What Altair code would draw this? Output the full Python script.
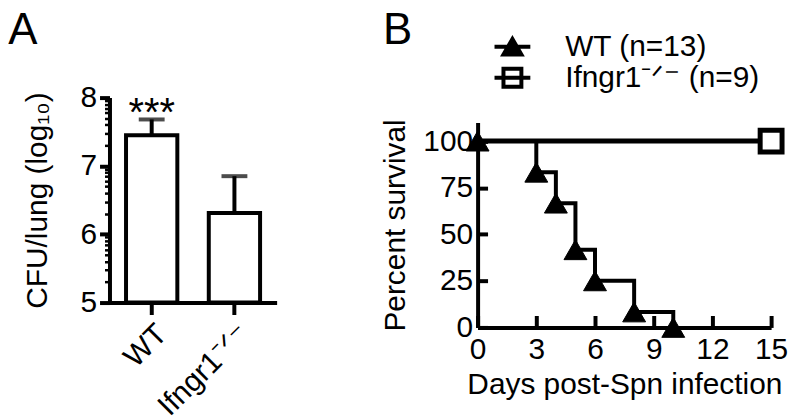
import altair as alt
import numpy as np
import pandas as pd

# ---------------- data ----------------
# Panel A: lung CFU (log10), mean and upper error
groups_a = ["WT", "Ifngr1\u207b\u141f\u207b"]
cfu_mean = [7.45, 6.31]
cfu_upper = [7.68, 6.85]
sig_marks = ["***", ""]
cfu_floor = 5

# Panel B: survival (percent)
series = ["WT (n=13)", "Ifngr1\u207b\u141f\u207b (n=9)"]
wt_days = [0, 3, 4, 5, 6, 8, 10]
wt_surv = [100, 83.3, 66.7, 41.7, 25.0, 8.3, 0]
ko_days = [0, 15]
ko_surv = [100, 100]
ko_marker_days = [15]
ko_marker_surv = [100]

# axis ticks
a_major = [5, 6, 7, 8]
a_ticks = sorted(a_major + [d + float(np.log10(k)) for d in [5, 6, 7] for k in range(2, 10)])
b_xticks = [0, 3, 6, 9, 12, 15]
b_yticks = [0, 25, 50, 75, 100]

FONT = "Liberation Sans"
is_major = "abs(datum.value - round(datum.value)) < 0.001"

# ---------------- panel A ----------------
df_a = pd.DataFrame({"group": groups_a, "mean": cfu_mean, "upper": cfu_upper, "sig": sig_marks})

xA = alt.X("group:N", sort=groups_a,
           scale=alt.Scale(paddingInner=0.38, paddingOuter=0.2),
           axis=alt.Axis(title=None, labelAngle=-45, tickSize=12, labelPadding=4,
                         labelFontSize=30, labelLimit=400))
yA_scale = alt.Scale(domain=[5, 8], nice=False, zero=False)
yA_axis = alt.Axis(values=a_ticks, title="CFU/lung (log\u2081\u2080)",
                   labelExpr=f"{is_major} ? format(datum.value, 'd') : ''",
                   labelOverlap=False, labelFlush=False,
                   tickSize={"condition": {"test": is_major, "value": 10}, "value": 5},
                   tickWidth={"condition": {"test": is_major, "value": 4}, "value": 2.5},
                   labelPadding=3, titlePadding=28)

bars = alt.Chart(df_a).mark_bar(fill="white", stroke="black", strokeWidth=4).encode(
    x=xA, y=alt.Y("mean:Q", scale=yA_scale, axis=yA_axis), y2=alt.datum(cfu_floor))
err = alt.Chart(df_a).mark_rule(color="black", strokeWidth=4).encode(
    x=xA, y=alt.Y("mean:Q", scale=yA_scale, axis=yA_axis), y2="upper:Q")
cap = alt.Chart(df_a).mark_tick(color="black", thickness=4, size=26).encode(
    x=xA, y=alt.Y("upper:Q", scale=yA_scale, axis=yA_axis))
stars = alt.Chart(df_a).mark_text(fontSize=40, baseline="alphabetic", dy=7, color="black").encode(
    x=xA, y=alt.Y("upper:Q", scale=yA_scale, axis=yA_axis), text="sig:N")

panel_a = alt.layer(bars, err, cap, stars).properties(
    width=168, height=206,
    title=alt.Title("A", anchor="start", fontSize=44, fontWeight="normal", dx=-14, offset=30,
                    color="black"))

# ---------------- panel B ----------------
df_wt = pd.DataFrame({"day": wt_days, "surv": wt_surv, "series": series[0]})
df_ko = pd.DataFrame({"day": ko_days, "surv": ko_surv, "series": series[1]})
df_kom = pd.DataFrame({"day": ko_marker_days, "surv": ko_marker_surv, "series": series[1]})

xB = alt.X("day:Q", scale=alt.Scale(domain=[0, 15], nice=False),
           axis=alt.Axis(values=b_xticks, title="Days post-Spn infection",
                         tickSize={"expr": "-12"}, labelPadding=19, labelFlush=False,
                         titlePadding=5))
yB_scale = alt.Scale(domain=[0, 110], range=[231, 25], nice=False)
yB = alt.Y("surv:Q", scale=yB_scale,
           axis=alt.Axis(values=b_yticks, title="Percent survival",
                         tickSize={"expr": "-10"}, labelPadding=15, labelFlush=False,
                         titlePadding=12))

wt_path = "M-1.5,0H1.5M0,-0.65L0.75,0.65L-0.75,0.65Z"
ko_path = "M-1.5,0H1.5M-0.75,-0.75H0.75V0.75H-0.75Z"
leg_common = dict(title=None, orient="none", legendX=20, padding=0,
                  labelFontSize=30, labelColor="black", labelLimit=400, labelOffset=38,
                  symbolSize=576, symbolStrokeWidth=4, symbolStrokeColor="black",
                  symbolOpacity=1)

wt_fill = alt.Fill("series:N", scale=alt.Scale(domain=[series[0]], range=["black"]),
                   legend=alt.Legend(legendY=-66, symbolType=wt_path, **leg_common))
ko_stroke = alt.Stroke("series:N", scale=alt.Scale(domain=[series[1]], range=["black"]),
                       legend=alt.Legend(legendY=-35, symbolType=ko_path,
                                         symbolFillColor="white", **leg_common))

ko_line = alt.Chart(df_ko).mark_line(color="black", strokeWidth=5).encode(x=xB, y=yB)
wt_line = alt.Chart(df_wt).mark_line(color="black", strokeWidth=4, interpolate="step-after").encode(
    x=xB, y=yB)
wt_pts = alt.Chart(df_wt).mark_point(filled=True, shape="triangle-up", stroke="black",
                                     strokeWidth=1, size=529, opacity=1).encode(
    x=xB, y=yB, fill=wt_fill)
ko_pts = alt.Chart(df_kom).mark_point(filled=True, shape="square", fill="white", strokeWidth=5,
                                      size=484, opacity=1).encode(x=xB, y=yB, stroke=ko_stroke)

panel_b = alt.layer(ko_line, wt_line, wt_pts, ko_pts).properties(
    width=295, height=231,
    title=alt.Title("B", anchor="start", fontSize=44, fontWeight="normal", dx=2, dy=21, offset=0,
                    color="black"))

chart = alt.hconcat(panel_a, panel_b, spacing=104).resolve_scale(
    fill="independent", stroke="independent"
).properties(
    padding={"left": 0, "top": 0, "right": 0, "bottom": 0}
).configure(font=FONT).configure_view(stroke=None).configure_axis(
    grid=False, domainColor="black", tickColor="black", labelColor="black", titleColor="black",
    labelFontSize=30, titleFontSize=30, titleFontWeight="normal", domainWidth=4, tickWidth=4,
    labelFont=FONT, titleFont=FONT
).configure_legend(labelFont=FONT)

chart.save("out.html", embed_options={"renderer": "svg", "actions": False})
+===+
Task brief:
Copy each line above precisely, dropping the pictures.

Finished answer:
What Altair code would draw this? Output the full Python script.
import altair as alt
import numpy as np
import pandas as pd

# ---------------- data ----------------
# Panel A: lung CFU (log10), mean and upper error
groups_a = ["WT", "Ifngr1\u207b\u141f\u207b"]
cfu_mean = [7.45, 6.31]
cfu_upper = [7.68, 6.85]
sig_marks = ["***", ""]
cfu_floor = 5

# Panel B: survival (percent)
series = ["WT (n=13)", "Ifngr1\u207b\u141f\u207b (n=9)"]
wt_days = [0, 3, 4, 5, 6, 8, 10]
wt_surv = [100, 83.3, 66.7, 41.7, 25.0, 8.3, 0]
ko_days = [0, 15]
ko_surv = [100, 100]
ko_marker_days = [15]
ko_marker_surv = [100]

# axis ticks
a_major = [5, 6, 7, 8]
a_ticks = sorted(a_major + [d + float(np.log10(k)) for d in [5, 6, 7] for k in range(2, 10)])
b_xticks = [0, 3, 6, 9, 12, 15]
b_yticks = [0, 25, 50, 75, 100]

FONT = "Liberation Sans"
is_major = "abs(datum.value - round(datum.value)) < 0.001"

# ---------------- panel A ----------------
df_a = pd.DataFrame({"group": groups_a, "mean": cfu_mean, "upper": cfu_upper, "sig": sig_marks})

xA = alt.X("group:N", sort=groups_a,
           scale=alt.Scale(paddingInner=0.38, paddingOuter=0.2),
           axis=alt.Axis(title=None, labelAngle=-45, tickSize=12, labelPadding=4,
                         labelFontSize=30, labelLimit=400))
yA_scale = alt.Scale(domain=[5, 8], nice=False, zero=False)
yA_axis = alt.Axis(values=a_ticks, title="CFU/lung (log\u2081\u2080)",
                   labelExpr=f"{is_major} ? format(datum.value, 'd') : ''",
                   labelOverlap=False, labelFlush=False,
                   tickSize={"condition": {"test": is_major, "value": 10}, "value": 5},
                   tickWidth={"condition": {"test": is_major, "value": 4}, "value": 2.5},
                   labelPadding=3, titlePadding=28)

bars = alt.Chart(df_a).mark_bar(fill="white", stroke="black", strokeWidth=4).encode(
    x=xA, y=alt.Y("mean:Q", scale=yA_scale, axis=yA_axis), y2=alt.datum(cfu_floor))
err = alt.Chart(df_a).mark_rule(color="black", strokeWidth=4).encode(
    x=xA, y=alt.Y("mean:Q", scale=yA_scale, axis=yA_axis), y2="upper:Q")
cap = alt.Chart(df_a).mark_tick(color="black", thickness=4, size=26).encode(
    x=xA, y=alt.Y("upper:Q", scale=yA_scale, axis=yA_axis))
stars = alt.Chart(df_a).mark_text(fontSize=40, baseline="alphabetic", dy=7, color="black").encode(
    x=xA, y=alt.Y("upper:Q", scale=yA_scale, axis=yA_axis), text="sig:N")

panel_a = alt.layer(bars, err, cap, stars).properties(
    width=168, height=206,
    title=alt.Title("A", anchor="start", fontSize=44, fontWeight="normal", dx=-14, offset=30,
                    color="black"))

# ---------------- panel B ----------------
df_wt = pd.DataFrame({"day": wt_days, "surv": wt_surv, "series": series[0]})
df_ko = pd.DataFrame({"day": ko_days, "surv": ko_surv, "series": series[1]})
df_kom = pd.DataFrame({"day": ko_marker_days, "surv": ko_marker_surv, "series": series[1]})

xB = alt.X("day:Q", scale=alt.Scale(domain=[0, 15], nice=False),
           axis=alt.Axis(values=b_xticks, title="Days post-Spn infection",
                         tickSize={"expr": "-12"}, labelPadding=19, labelFlush=False,
                         titlePadding=5))
yB_scale = alt.Scale(domain=[0, 110], range=[231, 25], nice=False)
yB = alt.Y("surv:Q", scale=yB_scale,
           axis=alt.Axis(values=b_yticks, title="Percent survival",
                         tickSize={"expr": "-10"}, labelPadding=15, labelFlush=False,
                         titlePadding=12))

wt_path = "M-1.5,0H1.5M0,-0.65L0.75,0.65L-0.75,0.65Z"
ko_path = "M-1.5,0H1.5M-0.75,-0.75H0.75V0.75H-0.75Z"
leg_common = dict(title=None, orient="none", legendX=20, padding=0,
                  labelFontSize=30, labelColor="black", labelLimit=400, labelOffset=38,
                  symbolSize=576, symbolStrokeWidth=4, symbolStrokeColor="black",
                  symbolOpacity=1)

wt_fill = alt.Fill("series:N", scale=alt.Scale(domain=[series[0]], range=["black"]),
                   legend=alt.Legend(legendY=-66, symbolType=wt_path, **leg_common))
ko_stroke = alt.Stroke("series:N", scale=alt.Scale(domain=[series[1]], range=["black"]),
                       legend=alt.Legend(legendY=-35, symbolType=ko_path,
                                         symbolFillColor="white", **leg_common))

ko_line = alt.Chart(df_ko).mark_line(color="black", strokeWidth=5).encode(x=xB, y=yB)
wt_line = alt.Chart(df_wt).mark_line(color="black", strokeWidth=4, interpolate="step-after").encode(
    x=xB, y=yB)
wt_pts = alt.Chart(df_wt).mark_point(filled=True, shape="triangle-up", stroke="black",
                                     strokeWidth=1, size=529, opacity=1).encode(
    x=xB, y=yB, fill=wt_fill)
ko_pts = alt.Chart(df_kom).mark_point(filled=True, shape="square", fill="white", strokeWidth=5,
                                      size=484, opacity=1).encode(x=xB, y=yB, stroke=ko_stroke)

panel_b = alt.layer(ko_line, wt_line, wt_pts, ko_pts).properties(
    width=295, height=231,
    title=alt.Title("B", anchor="start", fontSize=44, fontWeight="normal", dx=2, dy=21, offset=0,
                    color="black"))

chart = alt.hconcat(panel_a, panel_b, spacing=104).resolve_scale(
    fill="independent", stroke="independent"
).properties(
    padding={"left": 0, "top": 0, "right": 0, "bottom": 0}
).configure(font=FONT).configure_view(stroke=None).configure_axis(
    grid=False, domainColor="black", tickColor="black", labelColor="black", titleColor="black",
    labelFontSize=30, titleFontSize=30, titleFontWeight="normal", domainWidth=4, tickWidth=4,
    labelFont=FONT, titleFont=FONT
).configure_legend(labelFont=FONT)

chart.save("out.html", embed_options={"renderer": "svg", "actions": False})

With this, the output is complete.